This is the most likely outcome in my opinion.
Inflation makes debts smaller so long as those debts are denominated in domestic currency. What you say about third world countries is only true because their debt is denominated in foreign currencies. So when all those US dollars are repatriated, we should see huge inflation which will wreck the economy but existing debt will be a lot easier to pay. Nobody will lend us more money though.
Again, what you're not getting is that China, Japan, Hong Kong, Taiwan...etc, have NO CHOICE but to lend us more money. Their entire economy is based on exporting to us and them running a current account surplus as a result. The natural outcome of this is that we run a current account deficit. The natural outcome of that is that they accumulate dollars, but also have to issue their own currency in the correct proportion to maintain the FX rate they want.
Numerically speaking, here is how it works.
US Consumer buys $100 worth of goods, Chinese manufactuer sells 800 Yuan worth of goods. Chinese manufacturer (government) gets $100 and turns around and buys $25 worth of US goods (200 Yuan). They are left with $75 USD (600 Yuan). What do they do with this money?
Since there's more dollars than created from the trade, the natural effect would be for the USD to depreciate vs Yuan and the Yuan to raise. This would be what would happen once the Chinese sell the USD into the market to buy other goods with their surplus. However, doing so would further depreciate the USD. The only choice they have is to keep the $75 and invest it in USD assets. If they don't then their goods become unattractive to US consumers (b/c currency appreciates) and they lose the export business.
They can do this in 2 main ways, acquire financial assets (treasuries or other debt) or acquire hard assets. Unfortunately, Japan learned the hard asset lesson, so China buys debt. All other countries that have a trade surplus with the US have the same issue.
The second issue is how to keep the correct proportion of Yuan/USD in place? Since they "import" USD, the FX rate internally must stay the same, otherwise they'll have tons of dollars and fewer Yuan (relatively speaking). Thus, they must print Yuan to keep the correct ratio in place. So, for every USD they acquire they must print 8 Yuan. This is the main reason why Chinese inflation is far higher than US inflation.
So you have two issues here. The world is piggybacking their economies on the US (Because we like to play "fair") and, as a result, the world HAS to acquire USD assets. They wont acquire USD hard assets, otherwise once the US economy takes off from raising asset prices (from the acquisition), they'll get screwed. So they HAVE to keep buying debt.
If they don't, then their entire economies fall apart. We can, effectively, keep this up in perpetuity as long as they want to keep their economies afloat. We can rack up $200TR in debt and pay interest with debt and it still won't matter. They *HAVE* to keep it up, otherwise they crash.
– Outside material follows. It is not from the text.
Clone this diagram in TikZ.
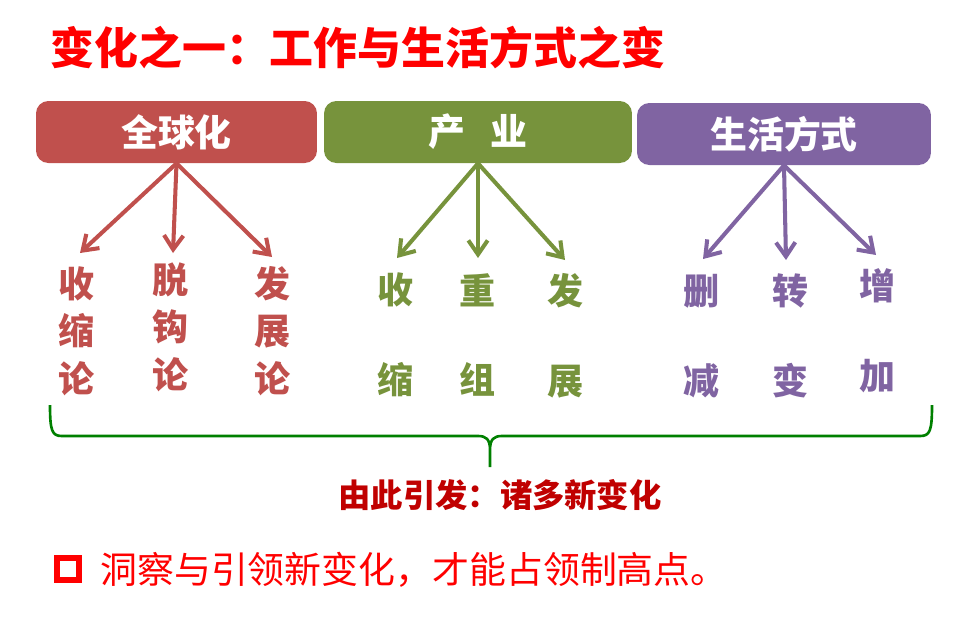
\documentclass[tikz,border=0pt]{standalone}
\usepackage{fontspec}
\setmainfont{Noto Sans CJK SC}
\usetikzlibrary{arrows.meta}
\definecolor{globred}{HTML}{C0504D}
\definecolor{indgreen}{HTML}{77933C}
\definecolor{lifepurple}{HTML}{8064A2}
\definecolor{causered}{HTML}{C00000}
\definecolor{bracegreen}{HTML}{008000}
\begin{document}
\begin{tikzpicture}[x=0.02cm,y=-0.02cm,
    head/.style={rounded corners=7pt, text=white, inner sep=0pt, minimum height=1.24cm,
      font=\fontsize{21}{21}\selectfont\bfseries},
    word/.style={inner sep=0pt, align=center, font=\fontsize{20.5}{27}\selectfont\bfseries},
    pair/.style={word, font=\fontsize{20.5}{51}\selectfont\bfseries},
    branch/.style={line width=2.3pt, -{Straight Barb[length=8pt,width=11pt]}}]
      \useasboundingbox (0,0) rectangle (966,623);
      \node[anchor=west, text=red, inner sep=0pt, font=\fontsize{25}{25}\selectfont\bfseries] (title) at (50,48) {变化之一：工作与生活方式之变};
      % three headings
      \node[head, fill=globred, minimum width=5.62cm] (glob) at (176.5,132) {全球化};
      \node[head, fill=indgreen, minimum width=6.16cm] (ind) at (478,132) {产\hspace{0.7em}业};
      \node[head, fill=lifepurple, minimum width=5.88cm] (life) at (784,134) {生活方式};
      % globalisation
      \node[word, text=globred] (shrink) at (77,331) {收\\缩\\论};
      \node[word, text=globred] (decouple) at (171,327) {脱\\钩\\论};
      \node[word, text=globred] (develop) at (273,331) {发\\展\\论};
      \coordinate (g1) at (80,253);
      \coordinate (g2) at (173,253);
      \coordinate (g3) at (272,257);
      \draw[branch, globred] (glob.south) -- (g1);
      \draw[branch, globred] (glob.south) -- (g2);
      \draw[branch, globred] (glob.south) -- (g3);
      % industry
      \node[pair, text=indgreen] (contract) at (396,335) {收\\缩};
      \node[pair, text=indgreen] (regroup) at (478,335) {重\\组};
      \node[pair, text=indgreen] (expand) at (565,336) {发\\展};
      \coordinate (i1) at (397,258);
      \coordinate (i2) at (478,258);
      \coordinate (i3) at (565,260);
      \draw[branch, indgreen] (ind.south) -- (i1);
      \draw[branch, indgreen] (ind.south) -- (i2);
      \draw[branch, indgreen] (ind.south) -- (i3);
      % way of life
      \node[pair, text=lifepurple] (cut) at (701,336) {删\\减};
      \node[pair, text=lifepurple] (turn) at (790,336) {转\\变};
      \node[pair, text=lifepurple] (grow) at (877,331) {增\\加};
      \coordinate (l1) at (703,259);
      \coordinate (l2) at (786,260);
      \coordinate (l3) at (876,255);
      \draw[branch, lifepurple] (life.south) -- (l1);
      \draw[branch, lifepurple] (life.south) -- (l2);
      \draw[branch, lifepurple] (life.south) -- (l3);
      % brace
      \draw[bracegreen, line width=1.5pt] (50,405) .. controls (50,431) and (52,436) .. (62,436) -- (478,436)
        .. controls (486,436) and (490,439) .. (490,450) -- (490,467)
        (490,450) .. controls (490,439) and (494,436) .. (502,436) -- (920,436)
        .. controls (930,436) and (932,431) .. (932,405);
      \node[text=causered, inner sep=0pt, font=\fontsize{18.4}{18.4}\selectfont\bfseries] (cause) at (500,495) {由此引发：诸多新变化};
      % bottom line
      \node[draw=red, fill=white, line width=2.9pt, minimum size=0.44cm, inner sep=0pt] (bullet) at (68,569) {};
      \node[anchor=west, text=red, inner sep=0pt, font=\fontsize{21}{21}\selectfont] (insight) at (100,570) {洞察与引领新变化，才能占领制高点。};
\end{tikzpicture}
\end{document}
People say the US is manipulating the world's financial markets. However, it is the world that is manipulating the US' economy and debt volume. The Fed is fighting back against that.
Now, imagine if we had no central bank. Gold backed currency couldn't deal with people manipulating the currency outside of a "free market". Our economy would be toast.
The "free market" only works as long as *EVERY* country has a free market and nobody games the system. Unfortunately, this isn't Star Trek or utopia.